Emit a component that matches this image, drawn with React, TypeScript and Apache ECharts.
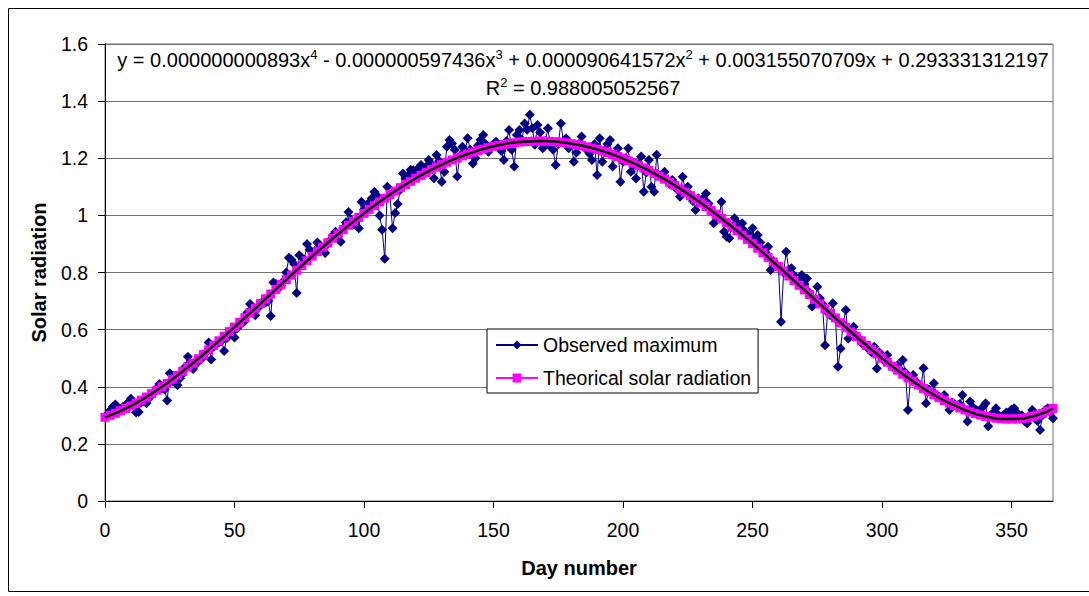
import React, { useEffect, useRef } from "react";
import * as echarts from "echarts";

const FONT = "'Liberation Sans', Arial, sans-serif";

const xTickValues = [0, 50, 100, 150, 200, 250, 300, 350];
const xMax = 366;
const yMin = 0;
const yMax = 1.6;
const yStep = 0.2;

const seriesNames = ["Observed maximum", "Theorical solar radiation"];
const xAxisTitle = "Day number";
const yAxisTitle = "Solar radiation";

// Observed maximum, days 1..366
const observedMax = [
  0.305, 0.318, 0.33, 0.338, 0.325, 0.322, 0.33, 0.335, 0.345, 0.358,
  0.34, 0.31, 0.312, 0.345, 0.35, 0.342, 0.36, 0.372, 0.38, 0.395,
  0.41, 0.395, 0.39, 0.352, 0.447, 0.42, 0.425, 0.405, 0.43, 0.445,
  0.47, 0.505, 0.48, 0.462, 0.478, 0.49, 0.495, 0.505, 0.52, 0.555,
  0.495, 0.54, 0.55, 0.555, 0.56, 0.525, 0.57, 0.58, 0.59, 0.572,
  0.605, 0.615, 0.625, 0.63, 0.66, 0.69, 0.665, 0.65, 0.675, 0.69,
  0.7, 0.695, 0.7, 0.648, 0.765, 0.76, 0.745, 0.755, 0.77, 0.8,
  0.852, 0.845, 0.83, 0.728, 0.86, 0.83, 0.845, 0.9, 0.88, 0.87,
  0.875, 0.905, 0.895, 0.88, 0.868, 0.9, 0.915, 0.93, 0.943, 0.925,
  0.908, 0.955, 0.975, 1.012, 0.985, 0.97, 0.98, 0.955, 1.048, 1.02,
  1.03, 1.045, 1.06, 1.083, 1.07, 1.0, 0.95, 0.848, 1.1, 1.07,
  0.955, 1.008, 1.04, 1.09, 1.147, 1.13, 1.14, 1.16, 1.158, 1.15,
  1.165, 1.176, 1.16, 1.17, 1.194, 1.18, 1.13, 1.211, 1.19, 1.118,
  1.153, 1.24, 1.264, 1.252, 1.23, 1.136, 1.21, 1.24, 1.225, 1.27,
  1.23, 1.182, 1.2, 1.245, 1.265, 1.281, 1.25, 1.223, 1.24, 1.25,
  1.258, 1.24, 1.225, 1.194, 1.26, 1.299, 1.23, 1.171, 1.281, 1.299,
  1.265, 1.322, 1.3, 1.352, 1.305, 1.247, 1.316, 1.29, 1.235, 1.26,
  1.305, 1.241, 1.23, 1.176, 1.25, 1.322, 1.258, 1.27, 1.235, 1.25,
  1.188, 1.22, 1.25, 1.276, 1.24, 1.23, 1.217, 1.194, 1.25, 1.141,
  1.27, 1.188, 1.23, 1.25, 1.264, 1.171, 1.21, 1.235, 1.118, 1.188,
  1.2, 1.235, 1.153, 1.17, 1.129, 1.18, 1.206, 1.083, 1.15, 1.194,
  1.1, 1.083, 1.212, 1.14, 1.13, 1.153, 1.12, 1.11, 1.124, 1.1,
  1.09, 1.065, 1.135, 1.09, 1.1, 1.071, 1.05, 1.019, 1.06, 1.045,
  1.06, 1.077, 1.042, 1.02, 0.972, 1.0, 0.99, 1.048, 0.943, 0.925,
  0.92, 0.96, 0.99, 0.975, 0.96, 0.972, 0.945, 0.93, 0.935, 0.955,
  0.92, 0.931, 0.905, 0.88, 0.87, 0.89, 0.809, 0.84, 0.83, 0.82,
  0.628, 0.8, 0.873, 0.81, 0.815, 0.79, 0.78, 0.77, 0.791, 0.76,
  0.779, 0.73, 0.681, 0.7, 0.75, 0.71, 0.69, 0.545, 0.66, 0.65,
  0.692, 0.64, 0.47, 0.534, 0.62, 0.669, 0.569, 0.6, 0.61, 0.58,
  0.57, 0.56, 0.545, 0.54, 0.53, 0.52, 0.54, 0.464, 0.52, 0.5,
  0.49, 0.511, 0.48, 0.47, 0.465, 0.475, 0.46, 0.494, 0.45, 0.319,
  0.43, 0.441, 0.42, 0.41, 0.4, 0.465, 0.342, 0.39, 0.385, 0.412,
  0.37, 0.365, 0.36, 0.371, 0.35, 0.319, 0.345, 0.34, 0.335, 0.34,
  0.371, 0.32, 0.278, 0.348, 0.33, 0.32, 0.315, 0.31, 0.33, 0.342,
  0.262, 0.3, 0.31, 0.325, 0.3, 0.29, 0.301, 0.31, 0.3, 0.32,
  0.325, 0.31, 0.29, 0.3, 0.28, 0.272, 0.3, 0.319, 0.3, 0.28,
  0.249, 0.3, 0.319, 0.325, 0.31, 0.29,
];
const observedFirstDay = 1;

// Theoretical solar radiation, read every 2 days from day 0
const theoreticalStep = 2;
const theoretical = [
  0.293, 0.3, 0.307, 0.316, 0.324, 0.333,
  0.343, 0.353, 0.364, 0.376, 0.388,
  0.4, 0.412, 0.426, 0.44, 0.454,
  0.469, 0.483, 0.498, 0.513, 0.529,
  0.545, 0.561, 0.577, 0.593, 0.609,
  0.625, 0.642, 0.658, 0.675, 0.691,
  0.708, 0.725, 0.741, 0.758, 0.775,
  0.791, 0.808, 0.824, 0.841, 0.857,
  0.873, 0.889, 0.904, 0.92, 0.935,
  0.95, 0.965, 0.979, 0.993, 1.007,
  1.021, 1.034, 1.047, 1.06, 1.073,
  1.085, 1.097, 1.108, 1.119, 1.13,
  1.14, 1.15, 1.16, 1.169, 1.178,
  1.186, 1.194, 1.201, 1.208, 1.215,
  1.221, 1.227, 1.232, 1.237, 1.242,
  1.245, 1.248, 1.251, 1.254, 1.257,
  1.258, 1.259, 1.26, 1.26, 1.26,
  1.259, 1.258, 1.256, 1.254, 1.251,
  1.248, 1.244, 1.24, 1.236, 1.231,
  1.226, 1.22, 1.213, 1.206, 1.199,
  1.191, 1.183, 1.174, 1.166, 1.157,
  1.147, 1.137, 1.127, 1.116, 1.105,
  1.093, 1.081, 1.069, 1.057, 1.044,
  1.031, 1.017, 1.003, 0.989, 0.975,
  0.96, 0.946, 0.931, 0.916, 0.901,
  0.885, 0.869, 0.853, 0.837, 0.821,
  0.805, 0.788, 0.772, 0.755, 0.739,
  0.723, 0.706, 0.69, 0.673, 0.657,
  0.641, 0.624, 0.608, 0.592, 0.576,
  0.561, 0.545, 0.53, 0.515, 0.5,
  0.486, 0.472, 0.458, 0.444, 0.431,
  0.419, 0.406, 0.394, 0.383, 0.372,
  0.362, 0.352, 0.343, 0.334, 0.326,
  0.319, 0.312, 0.306, 0.301, 0.296,
  0.293, 0.29, 0.288, 0.287, 0.287,
  0.287, 0.289, 0.291, 0.296, 0.301,
  0.307, 0.315, 0.324,
];

// Polynomial trendline, read every 10 days (and at day 366)
const trendDays = [
  0, 10, 20, 30, 40, 50, 60, 70, 80, 90, 100, 110, 120, 130, 140, 150, 160, 170, 180,
  190, 200, 210, 220, 230, 240, 250, 260, 270, 280, 290, 300, 310, 320, 330, 340, 350, 360, 366,
];
const trendValues = [
  0.293, 0.333, 0.388, 0.454, 0.529, 0.609, 0.691, 0.775, 0.857, 0.935, 1.007, 1.073, 1.13,
  1.178, 1.215, 1.242, 1.257, 1.26, 1.251, 1.231, 1.199, 1.157, 1.105, 1.044, 0.975, 0.901,
  0.821, 0.739, 0.657, 0.576, 0.5, 0.431, 0.372, 0.326, 0.296, 0.287, 0.301, 0.324,
];

// Trendline label parts: [normal, superscript] pairs
const equationParts: [string, string][] = [
  ["y = 0.000000000893x", "4"],
  [" - 0.000000597436x", "3"],
  [" + 0.000090641572x", "2"],
  [" + 0.003155070709x + 0.293331312197", ""],
];
const r2Parts: [string, string][] = [
  ["R", "2"],
  [" = 0.988005052567", ""],
];

function richText(parts: [string, string][]) {
  return parts
    .map(([n, s]) => `{n|${n}}` + (s ? `{s|${s}}` : ""))
    .join("");
}

export default function App() {
  const ref = useRef<HTMLDivElement>(null);

  useEffect(() => {
    document.body.style.margin = "0";
    if (!ref.current) return;
    const chart = echarts.init(ref.current, undefined, { renderer: "svg" });

    const observedData = observedMax.map((v, i) => [i + observedFirstDay, v]);
    const theoreticalData = theoretical.map((v, i) => [i * theoreticalStep, v]);
    const trendData = trendDays.map((d, i) => [d, trendValues[i]]);

    const rich = {
      n: { fontSize: 20, fontFamily: FONT, fill: "#000", lineHeight: 24 },
      s: { fontSize: 13, fontFamily: FONT, fill: "#000", lineHeight: 13, verticalAlign: "top" },
    };

    chart.setOption({
      animation: false,
      backgroundColor: "#fff",
      grid: {
        left: 105,
        right: 36,
        top: 44,
        bottom: 95,
        show: true,
        borderColor: "#707070",
        borderWidth: 1,
        backgroundColor: "transparent",
      },
      legend: {
        data: seriesNames,
        orient: "vertical",
        left: 487,
        top: 329,
        backgroundColor: "#fff",
        borderColor: "#000",
        borderWidth: 1,
        borderRadius: 0,
        padding: [6, 7, 5, 8],
        itemGap: 13,
        itemWidth: 42,
        itemHeight: 11,
        textStyle: { fontSize: 19.5, fontFamily: FONT, color: "#000" },
      },
      xAxis: {
        type: "value",
        min: 0,
        max: xMax,
        name: xAxisTitle,
        nameLocation: "middle",
        nameGap: 57,
        nameTextStyle: { fontSize: 20, fontWeight: "bold", fontFamily: FONT, color: "#000" },
        axisLine: { show: true, lineStyle: { color: "#000", width: 1 } },
        axisTick: { show: true, length: 7, inside: false, customValues: xTickValues, lineStyle: { color: "#000" } },
        axisLabel: { customValues: xTickValues, margin: 19, fontSize: 19.5, fontFamily: FONT, color: "#000" },
        splitLine: { show: false },
      },
      yAxis: {
        type: "value",
        min: yMin,
        max: yMax,
        interval: yStep,
        name: yAxisTitle,
        nameLocation: "middle",
        nameGap: 56,
        nameTextStyle: { fontSize: 20, fontWeight: "bold", fontFamily: FONT, color: "#000" },
        axisLine: { show: true, lineStyle: { color: "#000", width: 1 } },
        axisTick: { show: true, length: 7, inside: false, lineStyle: { color: "#000" } },
        axisLabel: { margin: 17, fontSize: 19.5, fontFamily: FONT, color: "#000" },
        splitLine: { show: true, lineStyle: { color: "#707070", width: 1 } },
      },
      series: [
        {
          name: seriesNames[0],
          type: "line",
          data: observedData,
          symbol: "diamond",
          symbolSize: 10,
          color: "#000080",
          lineStyle: { color: "#000080", width: 1 },
          itemStyle: { color: "#000080" },
          z: 2,
        },
        {
          name: seriesNames[1],
          type: "line",
          data: theoreticalData,
          symbol: "rect",
          symbolSize: 9,
          color: "#FF00FF",
          lineStyle: { color: "#FF00FF", width: 2 },
          itemStyle: { color: "#FF00FF" },
          z: 3,
        },
        {
          name: "Poly. trend",
          type: "line",
          data: trendData,
          smooth: true,
          symbol: "none",
          lineStyle: { color: "#000", width: 2.5 },
          z: 4,
        },
      ],
      graphic: [
        {
          type: "rect",
          shape: { x: 8.5, y: 8.5, width: 1300, height: 583 },
          style: { fill: "none", stroke: "#000", lineWidth: 1 },
          silent: true,
          z: 0,
        },
        {
          type: "text",
          x: 583,
          y: 60,
          style: {
            text: richText(equationParts),
            rich,
            align: "center",
            verticalAlign: "middle",
          },
          z: 10,
        },
        {
          type: "text",
          x: 583,
          y: 88,
          style: {
            text: richText(r2Parts),
            rich,
            align: "center",
            verticalAlign: "middle",
          },
          z: 10,
        },
      ],
    });

    return () => chart.dispose();
  }, []);

  return <div ref={ref} style={{ width: 1089, height: 596 }} />;
}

▬▬▬

Emit the lines of the material exactly, from its first line to the line containing "const yStep = 0.2;", inclusive; leave every picture out.

Emit a component that matches this image, drawn with React, TypeScript and Apache ECharts.
import React, { useEffect, useRef } from "react";
import * as echarts from "echarts";

const FONT = "'Liberation Sans', Arial, sans-serif";

const xTickValues = [0, 50, 100, 150, 200, 250, 300, 350];
const xMax = 366;
const yMin = 0;
const yMax = 1.6;
const yStep = 0.2;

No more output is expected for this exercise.